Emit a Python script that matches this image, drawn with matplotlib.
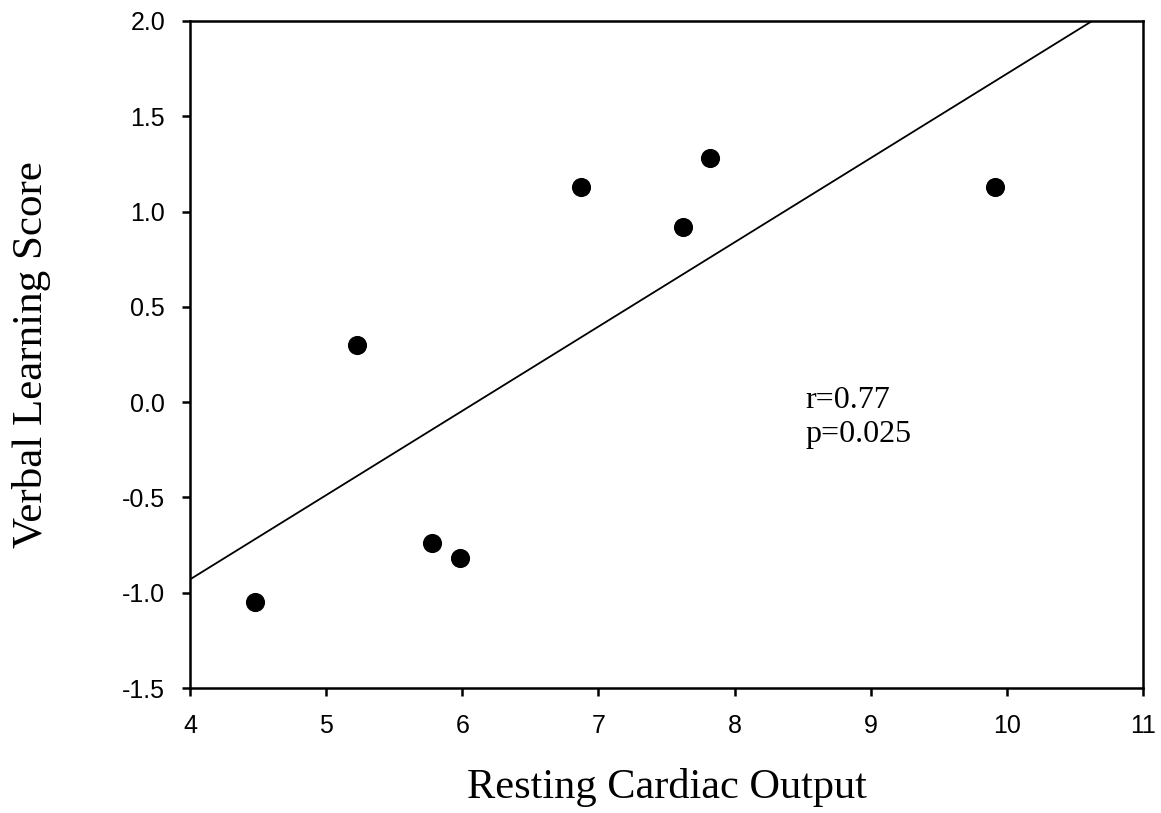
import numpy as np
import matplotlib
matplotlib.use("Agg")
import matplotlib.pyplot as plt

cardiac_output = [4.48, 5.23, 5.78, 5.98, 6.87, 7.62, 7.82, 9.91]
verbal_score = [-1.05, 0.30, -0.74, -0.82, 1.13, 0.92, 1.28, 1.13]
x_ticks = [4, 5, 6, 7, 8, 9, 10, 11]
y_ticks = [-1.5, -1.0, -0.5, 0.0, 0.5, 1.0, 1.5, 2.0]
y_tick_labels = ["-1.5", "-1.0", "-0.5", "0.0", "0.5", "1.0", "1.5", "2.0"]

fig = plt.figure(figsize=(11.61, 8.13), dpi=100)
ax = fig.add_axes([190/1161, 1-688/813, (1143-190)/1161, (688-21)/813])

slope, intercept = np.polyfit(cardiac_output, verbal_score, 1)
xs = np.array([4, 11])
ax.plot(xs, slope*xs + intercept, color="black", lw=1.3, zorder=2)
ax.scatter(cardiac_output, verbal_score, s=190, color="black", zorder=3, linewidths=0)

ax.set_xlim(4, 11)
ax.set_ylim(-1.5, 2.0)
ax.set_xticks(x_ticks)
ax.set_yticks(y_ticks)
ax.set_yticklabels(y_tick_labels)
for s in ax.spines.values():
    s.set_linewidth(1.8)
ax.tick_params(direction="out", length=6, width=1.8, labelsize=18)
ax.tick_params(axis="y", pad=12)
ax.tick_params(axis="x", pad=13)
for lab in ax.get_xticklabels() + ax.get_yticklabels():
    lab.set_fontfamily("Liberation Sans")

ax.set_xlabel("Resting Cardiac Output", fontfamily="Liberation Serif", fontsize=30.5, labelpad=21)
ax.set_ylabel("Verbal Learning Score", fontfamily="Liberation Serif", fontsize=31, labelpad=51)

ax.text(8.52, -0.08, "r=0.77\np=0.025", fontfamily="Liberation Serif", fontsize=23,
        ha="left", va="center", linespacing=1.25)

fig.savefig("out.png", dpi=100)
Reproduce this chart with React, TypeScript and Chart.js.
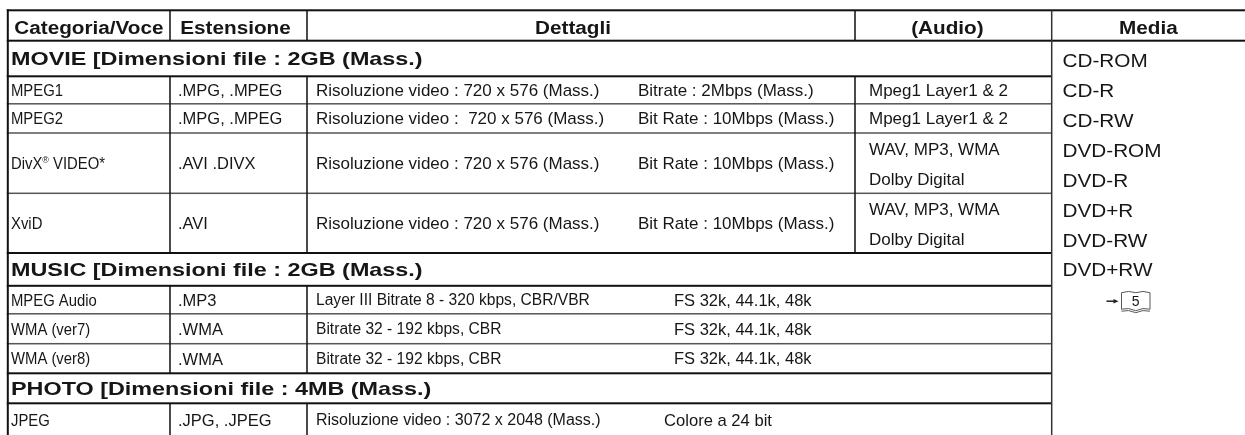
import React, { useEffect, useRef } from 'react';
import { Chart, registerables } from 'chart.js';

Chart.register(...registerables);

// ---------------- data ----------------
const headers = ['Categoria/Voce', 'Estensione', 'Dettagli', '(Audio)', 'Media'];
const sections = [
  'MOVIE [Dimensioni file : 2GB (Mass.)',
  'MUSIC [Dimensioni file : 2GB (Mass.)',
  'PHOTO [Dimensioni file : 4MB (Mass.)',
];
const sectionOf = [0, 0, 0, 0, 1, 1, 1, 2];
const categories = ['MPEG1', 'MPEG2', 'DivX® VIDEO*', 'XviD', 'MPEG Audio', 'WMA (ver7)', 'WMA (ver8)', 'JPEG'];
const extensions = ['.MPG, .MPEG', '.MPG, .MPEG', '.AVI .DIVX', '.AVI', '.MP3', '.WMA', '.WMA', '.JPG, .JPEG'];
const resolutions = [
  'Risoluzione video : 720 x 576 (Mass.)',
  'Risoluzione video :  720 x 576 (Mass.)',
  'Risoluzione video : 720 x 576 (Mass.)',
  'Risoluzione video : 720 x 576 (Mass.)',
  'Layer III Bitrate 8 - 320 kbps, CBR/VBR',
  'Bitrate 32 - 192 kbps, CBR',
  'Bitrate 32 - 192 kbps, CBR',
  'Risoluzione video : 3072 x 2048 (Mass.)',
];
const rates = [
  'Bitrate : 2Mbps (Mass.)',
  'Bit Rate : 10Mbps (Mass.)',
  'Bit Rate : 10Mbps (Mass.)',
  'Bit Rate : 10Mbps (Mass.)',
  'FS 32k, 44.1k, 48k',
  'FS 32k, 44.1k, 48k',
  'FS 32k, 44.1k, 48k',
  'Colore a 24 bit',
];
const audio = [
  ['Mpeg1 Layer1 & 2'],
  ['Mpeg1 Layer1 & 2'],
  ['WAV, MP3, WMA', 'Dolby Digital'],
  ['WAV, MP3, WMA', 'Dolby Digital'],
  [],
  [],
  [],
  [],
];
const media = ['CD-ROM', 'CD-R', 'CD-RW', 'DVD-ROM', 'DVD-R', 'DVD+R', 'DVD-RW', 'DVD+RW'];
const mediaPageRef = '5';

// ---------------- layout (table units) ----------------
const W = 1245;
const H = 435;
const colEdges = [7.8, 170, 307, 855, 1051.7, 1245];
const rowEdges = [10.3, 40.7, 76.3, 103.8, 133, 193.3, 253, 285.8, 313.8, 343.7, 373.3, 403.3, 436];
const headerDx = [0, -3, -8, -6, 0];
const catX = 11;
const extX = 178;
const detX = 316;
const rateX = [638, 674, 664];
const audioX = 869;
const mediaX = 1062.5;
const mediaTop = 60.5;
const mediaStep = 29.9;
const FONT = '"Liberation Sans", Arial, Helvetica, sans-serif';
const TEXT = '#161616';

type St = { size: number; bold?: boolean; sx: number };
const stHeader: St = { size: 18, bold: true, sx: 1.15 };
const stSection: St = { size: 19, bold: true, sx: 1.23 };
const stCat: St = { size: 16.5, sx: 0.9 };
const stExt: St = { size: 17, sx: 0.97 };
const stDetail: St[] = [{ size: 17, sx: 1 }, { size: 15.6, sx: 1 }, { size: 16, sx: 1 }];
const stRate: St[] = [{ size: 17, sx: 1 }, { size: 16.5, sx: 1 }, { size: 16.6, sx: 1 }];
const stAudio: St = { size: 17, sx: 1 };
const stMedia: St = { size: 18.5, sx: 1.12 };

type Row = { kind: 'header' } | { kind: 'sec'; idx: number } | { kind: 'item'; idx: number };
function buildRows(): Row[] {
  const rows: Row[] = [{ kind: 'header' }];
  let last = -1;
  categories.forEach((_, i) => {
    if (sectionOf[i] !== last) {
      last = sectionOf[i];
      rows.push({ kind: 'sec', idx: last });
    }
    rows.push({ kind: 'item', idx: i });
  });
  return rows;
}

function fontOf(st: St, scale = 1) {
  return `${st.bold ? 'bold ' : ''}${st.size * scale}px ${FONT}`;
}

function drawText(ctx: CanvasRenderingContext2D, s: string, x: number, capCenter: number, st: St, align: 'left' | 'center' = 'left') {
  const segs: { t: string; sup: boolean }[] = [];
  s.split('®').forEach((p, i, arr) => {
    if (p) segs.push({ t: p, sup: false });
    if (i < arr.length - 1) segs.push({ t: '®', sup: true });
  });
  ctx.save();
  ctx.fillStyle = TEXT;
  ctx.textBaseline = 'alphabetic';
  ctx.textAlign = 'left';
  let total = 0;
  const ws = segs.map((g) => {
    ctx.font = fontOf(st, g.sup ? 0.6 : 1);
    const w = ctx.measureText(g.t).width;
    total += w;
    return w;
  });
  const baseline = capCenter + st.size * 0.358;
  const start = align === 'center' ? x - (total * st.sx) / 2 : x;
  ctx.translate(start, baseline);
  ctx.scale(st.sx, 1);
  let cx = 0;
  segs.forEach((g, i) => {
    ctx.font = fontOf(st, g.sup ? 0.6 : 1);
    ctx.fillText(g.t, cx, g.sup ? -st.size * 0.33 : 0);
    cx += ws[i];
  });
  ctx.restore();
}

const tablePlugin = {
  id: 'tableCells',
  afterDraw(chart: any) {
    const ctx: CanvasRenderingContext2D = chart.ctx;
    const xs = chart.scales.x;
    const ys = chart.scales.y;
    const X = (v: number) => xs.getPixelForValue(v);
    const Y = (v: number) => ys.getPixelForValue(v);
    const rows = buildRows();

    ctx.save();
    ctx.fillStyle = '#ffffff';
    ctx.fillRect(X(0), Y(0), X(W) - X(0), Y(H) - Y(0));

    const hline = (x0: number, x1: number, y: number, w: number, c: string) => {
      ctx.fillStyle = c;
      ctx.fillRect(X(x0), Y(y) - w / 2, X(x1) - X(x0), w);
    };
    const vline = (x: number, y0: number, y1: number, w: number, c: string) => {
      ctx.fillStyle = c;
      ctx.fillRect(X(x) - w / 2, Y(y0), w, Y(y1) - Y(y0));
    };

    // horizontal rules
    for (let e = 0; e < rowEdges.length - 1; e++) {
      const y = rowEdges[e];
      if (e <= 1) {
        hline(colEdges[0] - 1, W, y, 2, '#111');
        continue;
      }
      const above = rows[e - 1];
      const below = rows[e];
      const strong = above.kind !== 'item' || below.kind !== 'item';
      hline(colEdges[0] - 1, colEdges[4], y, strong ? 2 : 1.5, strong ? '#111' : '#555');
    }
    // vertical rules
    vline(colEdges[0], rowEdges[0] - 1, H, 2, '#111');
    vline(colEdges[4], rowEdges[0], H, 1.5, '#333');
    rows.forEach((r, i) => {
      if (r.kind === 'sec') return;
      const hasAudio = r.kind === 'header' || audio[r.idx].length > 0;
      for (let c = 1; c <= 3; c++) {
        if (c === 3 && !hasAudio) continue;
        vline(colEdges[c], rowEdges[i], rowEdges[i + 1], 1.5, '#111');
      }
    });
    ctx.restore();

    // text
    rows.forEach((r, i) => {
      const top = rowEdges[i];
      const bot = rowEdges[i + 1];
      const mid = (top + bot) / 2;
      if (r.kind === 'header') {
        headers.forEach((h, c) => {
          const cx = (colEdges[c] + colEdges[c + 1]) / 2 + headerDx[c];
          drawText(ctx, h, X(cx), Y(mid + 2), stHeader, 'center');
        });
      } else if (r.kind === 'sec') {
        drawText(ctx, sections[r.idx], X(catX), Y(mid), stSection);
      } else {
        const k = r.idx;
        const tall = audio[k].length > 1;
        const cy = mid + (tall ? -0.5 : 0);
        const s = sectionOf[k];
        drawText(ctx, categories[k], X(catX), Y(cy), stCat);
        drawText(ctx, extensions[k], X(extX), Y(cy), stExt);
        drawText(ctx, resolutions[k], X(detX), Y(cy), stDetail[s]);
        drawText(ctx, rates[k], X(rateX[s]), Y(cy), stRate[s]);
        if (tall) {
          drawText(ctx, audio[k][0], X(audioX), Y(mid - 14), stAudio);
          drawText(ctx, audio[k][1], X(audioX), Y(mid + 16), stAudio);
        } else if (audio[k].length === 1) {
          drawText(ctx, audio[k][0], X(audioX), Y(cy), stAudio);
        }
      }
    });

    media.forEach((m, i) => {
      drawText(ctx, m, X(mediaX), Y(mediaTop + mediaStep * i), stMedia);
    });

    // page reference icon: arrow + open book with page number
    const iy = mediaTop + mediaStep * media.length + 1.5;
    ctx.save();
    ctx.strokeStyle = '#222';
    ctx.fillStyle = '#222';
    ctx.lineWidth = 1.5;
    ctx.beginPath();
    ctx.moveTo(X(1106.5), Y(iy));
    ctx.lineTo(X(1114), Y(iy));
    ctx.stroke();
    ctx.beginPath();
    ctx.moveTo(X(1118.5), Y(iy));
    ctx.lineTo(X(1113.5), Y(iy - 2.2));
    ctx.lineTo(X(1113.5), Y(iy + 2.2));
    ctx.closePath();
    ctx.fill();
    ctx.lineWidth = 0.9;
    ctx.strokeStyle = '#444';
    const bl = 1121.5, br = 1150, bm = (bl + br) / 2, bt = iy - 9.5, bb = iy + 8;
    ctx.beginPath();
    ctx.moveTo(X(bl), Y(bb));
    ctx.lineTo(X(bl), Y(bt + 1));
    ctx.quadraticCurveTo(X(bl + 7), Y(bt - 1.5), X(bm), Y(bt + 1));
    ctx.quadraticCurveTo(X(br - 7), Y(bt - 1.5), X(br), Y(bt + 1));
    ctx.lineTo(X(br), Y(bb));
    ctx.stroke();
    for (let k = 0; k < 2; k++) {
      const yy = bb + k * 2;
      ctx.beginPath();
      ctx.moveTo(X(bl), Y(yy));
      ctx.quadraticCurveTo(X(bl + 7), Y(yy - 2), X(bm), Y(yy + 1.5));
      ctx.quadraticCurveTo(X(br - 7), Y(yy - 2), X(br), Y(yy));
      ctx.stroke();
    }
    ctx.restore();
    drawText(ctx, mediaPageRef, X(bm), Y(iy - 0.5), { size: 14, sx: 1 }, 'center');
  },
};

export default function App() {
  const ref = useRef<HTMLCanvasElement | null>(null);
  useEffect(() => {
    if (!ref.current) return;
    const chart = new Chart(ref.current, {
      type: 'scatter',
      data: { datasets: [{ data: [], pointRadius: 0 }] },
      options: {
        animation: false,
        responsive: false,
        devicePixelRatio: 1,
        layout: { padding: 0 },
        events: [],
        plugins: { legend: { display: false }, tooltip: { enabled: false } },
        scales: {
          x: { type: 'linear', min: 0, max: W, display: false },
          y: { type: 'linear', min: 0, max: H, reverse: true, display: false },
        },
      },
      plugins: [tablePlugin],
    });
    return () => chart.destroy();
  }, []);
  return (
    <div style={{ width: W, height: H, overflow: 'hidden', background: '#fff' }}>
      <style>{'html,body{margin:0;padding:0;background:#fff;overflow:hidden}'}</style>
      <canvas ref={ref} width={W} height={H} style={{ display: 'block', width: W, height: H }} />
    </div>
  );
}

•••••

STATED TASK
Please extract exactly the lines of the data, from the first through the line containing "1-688/813, (1143-190)/1161, (688-21)/813])", and add no pictures to the copy.

ANSWER FOR THIS EXERCISE
Emit a Python script that matches this image, drawn with matplotlib.
import numpy as np
import matplotlib
matplotlib.use("Agg")
import matplotlib.pyplot as plt

cardiac_output = [4.48, 5.23, 5.78, 5.98, 6.87, 7.62, 7.82, 9.91]
verbal_score = [-1.05, 0.30, -0.74, -0.82, 1.13, 0.92, 1.28, 1.13]
x_ticks = [4, 5, 6, 7, 8, 9, 10, 11]
y_ticks = [-1.5, -1.0, -0.5, 0.0, 0.5, 1.0, 1.5, 2.0]
y_tick_labels = ["-1.5", "-1.0", "-0.5", "0.0", "0.5", "1.0", "1.5", "2.0"]

fig = plt.figure(figsize=(11.61, 8.13), dpi=100)
ax = fig.add_axes([190/1161, 1-688/813, (1143-190)/1161, (688-21)/813])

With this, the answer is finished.